* **Data shown**
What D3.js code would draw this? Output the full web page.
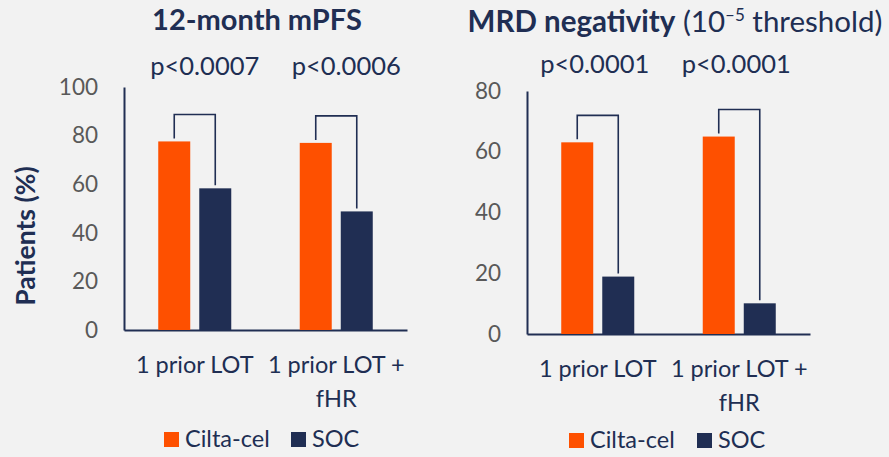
<!DOCTYPE html>
<html><head><meta charset="utf-8">
<script src="https://cdn.jsdelivr.net/npm/d3@7"></script>
<style>
html,body{margin:0;padding:0;background:#F2F2F2;}
svg{display:block;font-family:Lato,"Open Sans",sans-serif;}
</style></head>
<body>
<svg id="c" width="889" height="457"></svg>
<script>
const categories = ["1 prior LOT", "1 prior LOT + fHR"];
const categoryLines = [["1 prior LOT"], ["1 prior LOT +", "fHR"]];
const seriesNames = ["Cilta-cel", "SOC"];
const pfsCilta = [77.6, 77.0];
const pfsSOC = [58.3, 48.8];
const mrdCilta = [63.1, 65.0];
const mrdSOC = [18.9, 10.1];
const pfsPValues = ["p<0.0007", "p<0.0006"];
const mrdPValues = ["p<0.0001", "p<0.0001"];
const pfsTicks = [0, 20, 40, 60, 80, 100];
const mrdTicks = [0, 20, 40, 60, 80];
const colors = {"Cilta-cel": "#FE5000", "SOC": "#202E53"};
const navy = "#202E53";

const svg = d3.select("#c");
svg.append("rect").attr("width", 889).attr("height", 457).attr("fill", "#F2F2F2");

function panel(cfg) {
  const g = svg.append("g");
  const x = d3.scaleBand().domain(categories).range([cfg.x0, cfg.x1]).padding(0);
  const xi = d3.scaleBand().domain(seriesNames).range([0, x.bandwidth()]).paddingInner(0.22).paddingOuter(0.835);
  const y = d3.scaleLinear().domain([0, cfg.max]).range([cfg.yBottom, cfg.yTop]);

  // y axis
  const ya = g.append("g").attr("transform", `translate(${cfg.x0},0)`)
    .call(d3.axisLeft(y).tickValues(cfg.ticks).tickSize(0).tickPadding(26));
  ya.select(".domain").attr("stroke", navy).attr("stroke-width", 2);
  ya.selectAll("text").attr("font-size", 22.5).attr("fill", "#595959").attr("font-family", "Lato");

  // x axis
  const xa = g.append("g").attr("transform", `translate(0,${cfg.yBottom})`)
    .call(d3.axisBottom(x).tickSize(0).tickFormat(""));
  xa.select(".domain").attr("stroke", navy).attr("stroke-width", 2);
  xa.selectAll(".tick text").remove();
  categories.forEach((c, i) => {
    const t = g.append("text").attr("text-anchor", "middle").attr("fill", navy)
      .attr("font-size", 23.5).attr("x", x(c) + x.bandwidth() / 2).attr("y", cfg.yBottom + 43);
    categoryLines[i].forEach((ln, j) => {
      t.append("tspan").attr("x", x(c) + x.bandwidth() / 2).attr("dy", j === 0 ? 0 : 34).text(ln);
    });
  });

  // bars
  categories.forEach((c, i) => {
    const vals = {"Cilta-cel": cfg.cilta[i], "SOC": cfg.soc[i]};
    seriesNames.forEach(s => {
      g.append("rect").attr("x", x(c) + xi(s)).attr("width", xi.bandwidth())
        .attr("y", y(vals[s])).attr("height", cfg.yBottom - y(vals[s]))
        .attr("fill", colors[s]);
    });
    // bracket
    const xl = x(c) + xi("Cilta-cel") + xi.bandwidth() / 2;
    const xr = x(c) + xi("SOC") + xi.bandwidth() / 2;
    const top = y(vals["Cilta-cel"]) - 27;
    g.append("path").attr("fill", "none").attr("stroke", navy).attr("stroke-width", 1.6)
      .attr("d", `M${xl},${y(vals["Cilta-cel"]) - 3}V${top}H${xr}V${y(vals["SOC"]) - 3}`);
    // p-value
    g.append("text").attr("text-anchor", "middle").attr("fill", navy).attr("font-size", 25.5)
      .attr("x", x(c) + x.bandwidth() / 2 + cfg.pShift).attr("y", cfg.pY).text(cfg.pvals[i]);
  });

  // legend
  const lg = g.append("g").attr("transform", `translate(${cfg.legX},${cfg.legY})`);
  lg.append("rect").attr("x", 0).attr("y", -15).attr("width", 15).attr("height", 15).attr("fill", colors["Cilta-cel"]);
  lg.append("text").attr("x", 21).attr("y", 0).attr("fill", navy).attr("font-size", 23.5).text(seriesNames[0]);
  lg.append("rect").attr("x", cfg.legGap).attr("y", -15).attr("width", 15).attr("height", 15).attr("fill", colors["SOC"]);
  lg.append("text").attr("x", cfg.legGap + 21).attr("y", 0).attr("fill", navy).attr("font-size", 23.5).text(seriesNames[1]);
  return {x, y};
}

panel({x0: 124, x1: 407, yTop: 87, yBottom: 330, max: 100, ticks: pfsTicks,
  cilta: pfsCilta, soc: pfsSOC, pvals: pfsPValues, pShift: 10, pY: 75,
  legX: 164, legY: 447, legGap: 127});
panel({x0: 527, x1: 810, yTop: 91, yBottom: 334, max: 80, ticks: mrdTicks,
  cilta: mrdCilta, soc: mrdSOC, pvals: mrdPValues, pShift: -3, pY: 73,
  legX: 569, legY: 448, legGap: 128});

// titles
svg.append("text").attr("x", 257).attr("y", 30).attr("text-anchor", "middle")
  .attr("fill", navy).attr("font-size", 29).attr("font-weight", "bold").text("12-month mPFS");
const t2 = svg.append("text").attr("x", 675).attr("y", 32).attr("text-anchor", "middle")
  .attr("fill", navy).attr("font-size", 29.5);
t2.append("tspan").attr("font-weight", "bold").text("MRD negativity");
t2.append("tspan").text(" (10");
t2.append("tspan").attr("font-size", 17).attr("dy", -11).text("\u20135");
t2.append("tspan").attr("dy", 11).text(" threshold)");

// y label
svg.append("text").attr("transform", "translate(35,236) rotate(-90)").attr("text-anchor", "middle")
  .attr("fill", navy).attr("font-size", 26.5).attr("font-weight", "bold").text("Patients (%)");
</script>
</body></html>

* **Given instruction**
Please transcribe the material above exactly as written. Leave the pictures out.

* **The reply**
What D3.js code would draw this? Output the full web page.
<!DOCTYPE html>
<html><head><meta charset="utf-8">
<script src="https://cdn.jsdelivr.net/npm/d3@7"></script>
<style>
html,body{margin:0;padding:0;background:#F2F2F2;}
svg{display:block;font-family:Lato,"Open Sans",sans-serif;}
</style></head>
<body>
<svg id="c" width="889" height="457"></svg>
<script>
const categories = ["1 prior LOT", "1 prior LOT + fHR"];
const categoryLines = [["1 prior LOT"], ["1 prior LOT +", "fHR"]];
const seriesNames = ["Cilta-cel", "SOC"];
const pfsCilta = [77.6, 77.0];
const pfsSOC = [58.3, 48.8];
const mrdCilta = [63.1, 65.0];
const mrdSOC = [18.9, 10.1];
const pfsPValues = ["p<0.0007", "p<0.0006"];
const mrdPValues = ["p<0.0001", "p<0.0001"];
const pfsTicks = [0, 20, 40, 60, 80, 100];
const mrdTicks = [0, 20, 40, 60, 80];
const colors = {"Cilta-cel": "#FE5000", "SOC": "#202E53"};
const navy = "#202E53";

const svg = d3.select("#c");
svg.append("rect").attr("width", 889).attr("height", 457).attr("fill", "#F2F2F2");

function panel(cfg) {
  const g = svg.append("g");
  const x = d3.scaleBand().domain(categories).range([cfg.x0, cfg.x1]).padding(0);
  const xi = d3.scaleBand().domain(seriesNames).range([0, x.bandwidth()]).paddingInner(0.22).paddingOuter(0.835);
  const y = d3.scaleLinear().domain([0, cfg.max]).range([cfg.yBottom, cfg.yTop]);

  // y axis
  const ya = g.append("g").attr("transform", `translate(${cfg.x0},0)`)
    .call(d3.axisLeft(y).tickValues(cfg.ticks).tickSize(0).tickPadding(26));
  ya.select(".domain").attr("stroke", navy).attr("stroke-width", 2);
  ya.selectAll("text").attr("font-size", 22.5).attr("fill", "#595959").attr("font-family", "Lato");

  // x axis
  const xa = g.append("g").attr("transform", `translate(0,${cfg.yBottom})`)
    .call(d3.axisBottom(x).tickSize(0).tickFormat(""));
  xa.select(".domain").attr("stroke", navy).attr("stroke-width", 2);
  xa.selectAll(".tick text").remove();
  categories.forEach((c, i) => {
    const t = g.append("text").attr("text-anchor", "middle").attr("fill", navy)
      .attr("font-size", 23.5).attr("x", x(c) + x.bandwidth() / 2).attr("y", cfg.yBottom + 43);
    categoryLines[i].forEach((ln, j) => {
      t.append("tspan").attr("x", x(c) + x.bandwidth() / 2).attr("dy", j === 0 ? 0 : 34).text(ln);
    });
  });

  // bars
  categories.forEach((c, i) => {
    const vals = {"Cilta-cel": cfg.cilta[i], "SOC": cfg.soc[i]};
    seriesNames.forEach(s => {
      g.append("rect").attr("x", x(c) + xi(s)).attr("width", xi.bandwidth())
        .attr("y", y(vals[s])).attr("height", cfg.yBottom - y(vals[s]))
        .attr("fill", colors[s]);
    });
    // bracket
    const xl = x(c) + xi("Cilta-cel") + xi.bandwidth() / 2;
    const xr = x(c) + xi("SOC") + xi.bandwidth() / 2;
    const top = y(vals["Cilta-cel"]) - 27;
    g.append("path").attr("fill", "none").attr("stroke", navy).attr("stroke-width", 1.6)
      .attr("d", `M${xl},${y(vals["Cilta-cel"]) - 3}V${top}H${xr}V${y(vals["SOC"]) - 3}`);
    // p-value
    g.append("text").attr("text-anchor", "middle").attr("fill", navy).attr("font-size", 25.5)
      .attr("x", x(c) + x.bandwidth() / 2 + cfg.pShift).attr("y", cfg.pY).text(cfg.pvals[i]);
  });

  // legend
  const lg = g.append("g").attr("transform", `translate(${cfg.legX},${cfg.legY})`);
  lg.append("rect").attr("x", 0).attr("y", -15).attr("width", 15).attr("height", 15).attr("fill", colors["Cilta-cel"]);
  lg.append("text").attr("x", 21).attr("y", 0).attr("fill", navy).attr("font-size", 23.5).text(seriesNames[0]);
  lg.append("rect").attr("x", cfg.legGap).attr("y", -15).attr("width", 15).attr("height", 15).attr("fill", colors["SOC"]);
  lg.append("text").attr("x", cfg.legGap + 21).attr("y", 0).attr("fill", navy).attr("font-size", 23.5).text(seriesNames[1]);
  return {x, y};
}

panel({x0: 124, x1: 407, yTop: 87, yBottom: 330, max: 100, ticks: pfsTicks,
  cilta: pfsCilta, soc: pfsSOC, pvals: pfsPValues, pShift: 10, pY: 75,
  legX: 164, legY: 447, legGap: 127});
panel({x0: 527, x1: 810, yTop: 91, yBottom: 334, max: 80, ticks: mrdTicks,
  cilta: mrdCilta, soc: mrdSOC, pvals: mrdPValues, pShift: -3, pY: 73,
  legX: 569, legY: 448, legGap: 128});

// titles
svg.append("text").attr("x", 257).attr("y", 30).attr("text-anchor", "middle")
  .attr("fill", navy).attr("font-size", 29).attr("font-weight", "bold").text("12-month mPFS");
const t2 = svg.append("text").attr("x", 675).attr("y", 32).attr("text-anchor", "middle")
  .attr("fill", navy).attr("font-size", 29.5);
t2.append("tspan").attr("font-weight", "bold").text("MRD negativity");
t2.append("tspan").text(" (10");
t2.append("tspan").attr("font-size", 17).attr("dy", -11).text("\u20135");
t2.append("tspan").attr("dy", 11).text(" threshold)");

// y label
svg.append("text").attr("transform", "translate(35,236) rotate(-90)").attr("text-anchor", "middle")
  .attr("fill", navy).attr("font-size", 26.5).attr("font-weight", "bold").text("Patients (%)");
</script>
</body></html>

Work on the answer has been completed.